§ **Goal of the exercise**:
Extract word for word the lines of the listing from its start to the line holding "ax2.plot(x, profit, color=gray, lw=1.6, zorder=3)", both ends kept; pictures are not part of the copy.

§ **Records shown**:
— Start —

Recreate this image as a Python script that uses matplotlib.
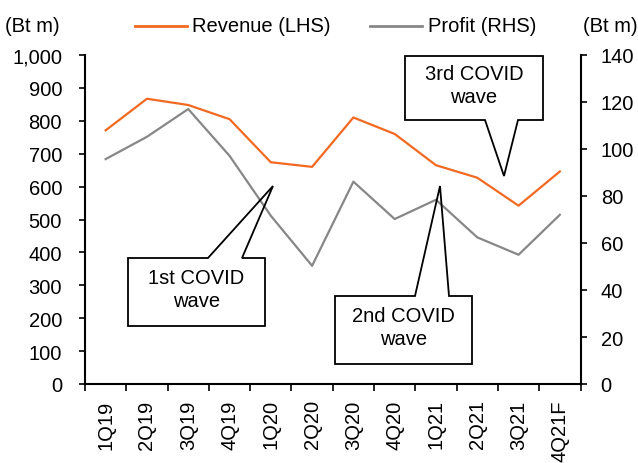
import matplotlib
matplotlib.use("Agg")
import matplotlib.pyplot as plt
from matplotlib.patches import Polygon, Rectangle
from matplotlib.ticker import FuncFormatter, FixedLocator
import numpy as np

plt.rcParams['font.family'] = ['Liberation Sans', 'DejaVu Sans']

quarters = ["1Q19", "2Q19", "3Q19", "4Q19", "1Q20", "2Q20", "3Q20", "4Q20",
            "1Q21", "2Q21", "3Q21", "4Q21F"]
revenue = [771, 867, 848, 805, 674, 660, 810, 760, 665, 627, 542, 646]
profit = [95.7, 105.2, 117.0, 97.1, 71.6, 50.3, 86.1, 70.2, 78.4, 62.4, 55.0, 72.0]
left_ticks = [0, 100, 200, 300, 400, 500, 600, 700, 800, 900, 1000]
right_ticks = [0, 20, 40, 60, 80, 100, 120, 140]

W, H = 638, 464
FS = 14.5
fig = plt.figure(figsize=(W / 100, H / 100), dpi=100)
ax = fig.add_axes([85 / W, 1 - 385 / H, 495.5 / W, 329 / H])
ax2 = ax.twinx()

orange = '#F26A21'
gray = '#878787'
x = np.arange(len(quarters))
ax.plot(x, revenue, color=orange, lw=1.6, zorder=3)
ax2.plot(x, profit, color=gray, lw=1.6, zorder=3)

ax.set_xlim(-0.5, len(quarters) - 0.5)
ax.set_ylim(0, 1000)
ax2.set_ylim(0, 140)
ax.set_yticks(left_ticks)
ax.yaxis.set_major_formatter(FuncFormatter(lambda v, p: f"{int(v):,}"))
ax2.set_yticks(right_ticks)

ax.set_xticks(x)
ax.set_xticklabels(quarters, rotation=90)
ax.xaxis.set_minor_locator(FixedLocator(np.arange(-0.5, len(quarters), 1.0)))
ax.tick_params(axis='x', which='major', length=0, pad=11, labelsize=FS)
ax.tick_params(axis='x', which='minor', length=5, width=1.2, direction='out')
ax.tick_params(axis='y', length=4.5, width=1.2, direction='out', labelsize=FS, pad=12)
ax2.tick_params(axis='y', length=4.5, width=1.2, direction='out', labelsize=FS, pad=10)

for a in (ax, ax2):
    a.spines['top'].set_visible(False)
    for s in ('left', 'right', 'bottom'):
        a.spines[s].set_linewidth(1.5)
ax.spines['right'].set_visible(False)
ax2.spines['left'].set_visible(False)
ax2.spines['bottom'].set_visible(False)

# Header texts
def P(px, py):
    return (px / W, 1 - py / H)

fig.text(*P(5, 27), "(Bt m)", fontsize=FS, va='center', ha='left')
fig.text(*P(638, 27), "(Bt m)", fontsize=FS, va='center', ha='right')
fig.add_artist(plt.Line2D([135 / W, 187 / W], [1 - 27 / H] * 2, color=orange, lw=2))
fig.text(*P(192, 27), "Revenue (LHS)", fontsize=FS, va='center', ha='left')
fig.add_artist(plt.Line2D([370 / W, 422 / W], [1 - 27 / H] * 2, color=gray, lw=2))
fig.text(*P(428, 27), "Profit (RHS)", fontsize=FS, va='center', ha='left')

# Callouts (pixel coords)
def callout(x0, y0, x1, y1, b1, b2, tip, side, text):
    fig.add_artist(Rectangle(P(x0, y1), (x1 - x0) / W, (y1 - y0) / H,
                             transform=fig.transFigure, facecolor='white',
                             edgecolor='none', zorder=5))
    if side == 'top':
        pts = [(b1, y0), tip, (b2, y0), (x1, y0), (x1, y1), (x0, y1), (x0, y0)]
    else:
        pts = [(x0, y0), (x1, y0), (x1, y1), (b2, y1), tip, (b1, y1), (x0, y1)]
    fig.add_artist(Polygon([P(*p) for p in pts], closed=True,
                           transform=fig.transFigure, facecolor='none',
                           edgecolor='black', lw=1.3, zorder=6))
    fig.text(*P((x0 + x1) / 2, (y0 + y1) / 2 - 3), text, fontsize=FS,
             ha='center', va='center', zorder=7, linespacing=1.3)

callout(128, 259, 265, 327, 208, 242, (273, 187), 'top', "1st COVID\nwave")
callout(335, 297, 472, 365, 415, 449, (440, 187), 'top', "2nd COVID\nwave")
callout(405, 57, 543, 121, 485, 518, (504, 177), 'bottom', "3rd COVID\nwave")

fig.savefig("out.png", dpi=100)
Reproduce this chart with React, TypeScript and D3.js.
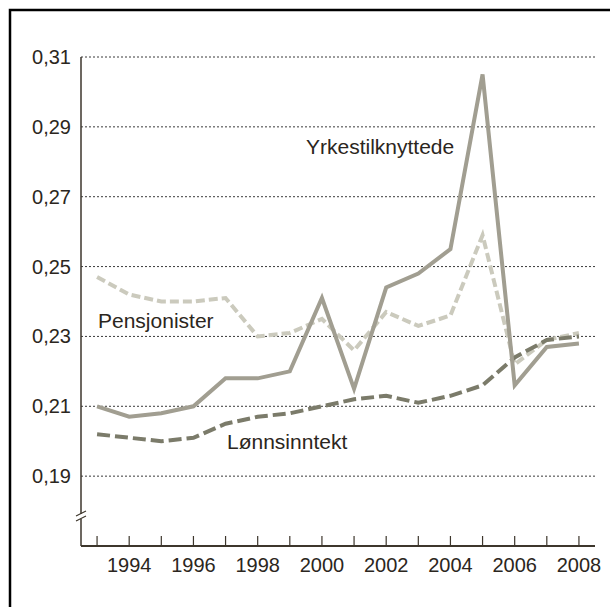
import React, { useEffect, useRef } from 'react';
import * as d3 from 'd3';

// Years on the x axis
const years = [1993, 1994, 1995, 1996, 1997, 1998, 1999, 2000, 2001, 2002, 2003, 2004, 2005, 2006, 2007, 2008];

// Series values
const yrkestilknyttede = [0.210, 0.207, 0.208, 0.210, 0.218, 0.218, 0.220, 0.241, 0.215, 0.244, 0.248, 0.255, 0.305, 0.216, 0.227, 0.228];
const pensjonister = [0.247, 0.242, 0.240, 0.240, 0.241, 0.230, 0.231, 0.235, 0.226, 0.237, 0.233, 0.236, 0.259, 0.222, 0.229, 0.231];
const lonnsinntekt = [0.202, 0.201, 0.200, 0.201, 0.205, 0.207, 0.208, 0.210, 0.212, 0.213, 0.211, 0.213, 0.216, 0.224, 0.229, 0.230];

const yTicks = [0.19, 0.21, 0.23, 0.25, 0.27, 0.29, 0.31];
const xLabelYears = [1994, 1996, 1998, 2000, 2002, 2004, 2006, 2008];

const FONT = 'Arial, "Liberation Sans", sans-serif';
const TEXT = '#2b2620';
const AXIS = '#3d362c';

function App() {
  const svgRef = useRef<SVGSVGElement>(null);

  useEffect(() => {
    const svg = d3.select(svgRef.current);
    svg.selectAll('*').remove();

    const x = d3.scaleLinear().domain([1992.5, 2008.5]).range([81, 595]);
    const y = d3.scaleLinear().domain([0.17, 0.31]).range([546, 57]);

    // outer frame (runs off the right and bottom edge)
    svg.append('rect')
      .attr('x', 10).attr('y', 10)
      .attr('width', 640).attr('height', 640)
      .style('fill', 'none')
      .style('stroke', '#000')
      .style('stroke-width', 2.5);

    // dotted grid
    svg.selectAll('.grid')
      .data(yTicks)
      .enter()
      .append('line')
      .attr('class', 'grid')
      .attr('x1', 81).attr('x2', 595)
      .attr('y1', d => y(d)).attr('y2', d => y(d))
      .style('stroke', '#3a3a3a')
      .style('stroke-width', 1)
      .style('stroke-dasharray', '2,2');

    // y labels
    svg.selectAll('.ylab')
      .data(yTicks)
      .enter()
      .append('text')
      .attr('x', 71)
      .attr('y', d => y(d))
      .attr('dy', '0.35em')
      .attr('text-anchor', 'end')
      .style('font-family', FONT)
      .style('font-size', '20px')
      .style('fill', TEXT)
      .text(d => d3.format('.2f')(d).replace('.', ','));

    // y axis with break
    svg.append('line')
      .attr('x1', 81).attr('x2', 81)
      .attr('y1', y(0.31)).attr('y2', y(0.17))
      .style('stroke', AXIS).style('stroke-width', 1.5);
    svg.append('rect')
      .attr('x', 78).attr('y', 514).attr('width', 6).attr('height', 5)
      .style('fill', '#fff');
    [514, 519].forEach(yy => {
      svg.append('line')
        .attr('x1', 76).attr('x2', 86)
        .attr('y1', yy + 2).attr('y2', yy - 3)
        .style('stroke', AXIS).style('stroke-width', 1.2);
    });

    // x axis
    svg.append('line')
      .attr('x1', 81).attr('x2', 595)
      .attr('y1', y(0.17)).attr('y2', y(0.17))
      .style('stroke', AXIS).style('stroke-width', 1.8);
    svg.selectAll('.xtick')
      .data(years)
      .enter()
      .append('line')
      .attr('x1', d => x(d)).attr('x2', d => x(d))
      .attr('y1', y(0.17)).attr('y2', y(0.17) - 10)
      .style('stroke', AXIS).style('stroke-width', 1.2);
    svg.selectAll('.xlab')
      .data(xLabelYears)
      .enter()
      .append('text')
      .attr('x', d => x(d))
      .attr('y', 572)
      .attr('text-anchor', 'middle')
      .style('font-family', FONT)
      .style('font-size', '20px')
      .style('fill', TEXT)
      .text(d => d);

    const line = d3.line<number>()
      .x((_, i) => x(years[i]))
      .y(d => y(d));

    svg.append('path')
      .datum(pensjonister)
      .attr('d', line)
      .style('fill', 'none')
      .style('stroke', '#cbcabd')
      .style('stroke-width', 4)
      .style('stroke-dasharray', '9,4');

    svg.append('path')
      .datum(lonnsinntekt)
      .attr('d', line)
      .style('fill', 'none')
      .style('stroke', '#7b7b6a')
      .style('stroke-width', 4)
      .style('stroke-dasharray', '13,5');

    svg.append('path')
      .datum(yrkestilknyttede)
      .attr('d', line)
      .style('fill', 'none')
      .style('stroke', '#a19e91')
      .style('stroke-width', 4)
      .style('stroke-linejoin', 'miter');

    // series labels
    const labels = [
      { text: 'Yrkestilknyttede', x: 306, y: 154 },
      { text: 'Pensjonister', x: 98, y: 328 },
      { text: 'Lønnsinntekt', x: 227, y: 449 },
    ];
    svg.selectAll('.slab')
      .data(labels)
      .enter()
      .append('text')
      .attr('x', d => d.x)
      .attr('y', d => d.y)
      .style('font-family', FONT)
      .style('font-size', '21px')
      .style('fill', TEXT)
      .text(d => d.text);
  }, []);

  return (
    <div style={{ position: 'absolute', left: 0, top: 0, width: 610, height: 607, background: '#fff', overflow: 'hidden' }}>
      <svg ref={svgRef} width={610} height={607} />
    </div>
  );
}

export default App;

— End —

§ **Answer to this task**:
Recreate this image as a Python script that uses matplotlib.
import matplotlib
matplotlib.use("Agg")
import matplotlib.pyplot as plt
from matplotlib.patches import Polygon, Rectangle
from matplotlib.ticker import FuncFormatter, FixedLocator
import numpy as np

plt.rcParams['font.family'] = ['Liberation Sans', 'DejaVu Sans']

quarters = ["1Q19", "2Q19", "3Q19", "4Q19", "1Q20", "2Q20", "3Q20", "4Q20",
            "1Q21", "2Q21", "3Q21", "4Q21F"]
revenue = [771, 867, 848, 805, 674, 660, 810, 760, 665, 627, 542, 646]
profit = [95.7, 105.2, 117.0, 97.1, 71.6, 50.3, 86.1, 70.2, 78.4, 62.4, 55.0, 72.0]
left_ticks = [0, 100, 200, 300, 400, 500, 600, 700, 800, 900, 1000]
right_ticks = [0, 20, 40, 60, 80, 100, 120, 140]

W, H = 638, 464
FS = 14.5
fig = plt.figure(figsize=(W / 100, H / 100), dpi=100)
ax = fig.add_axes([85 / W, 1 - 385 / H, 495.5 / W, 329 / H])
ax2 = ax.twinx()

orange = '#F26A21'
gray = '#878787'
x = np.arange(len(quarters))
ax.plot(x, revenue, color=orange, lw=1.6, zorder=3)
ax2.plot(x, profit, color=gray, lw=1.6, zorder=3)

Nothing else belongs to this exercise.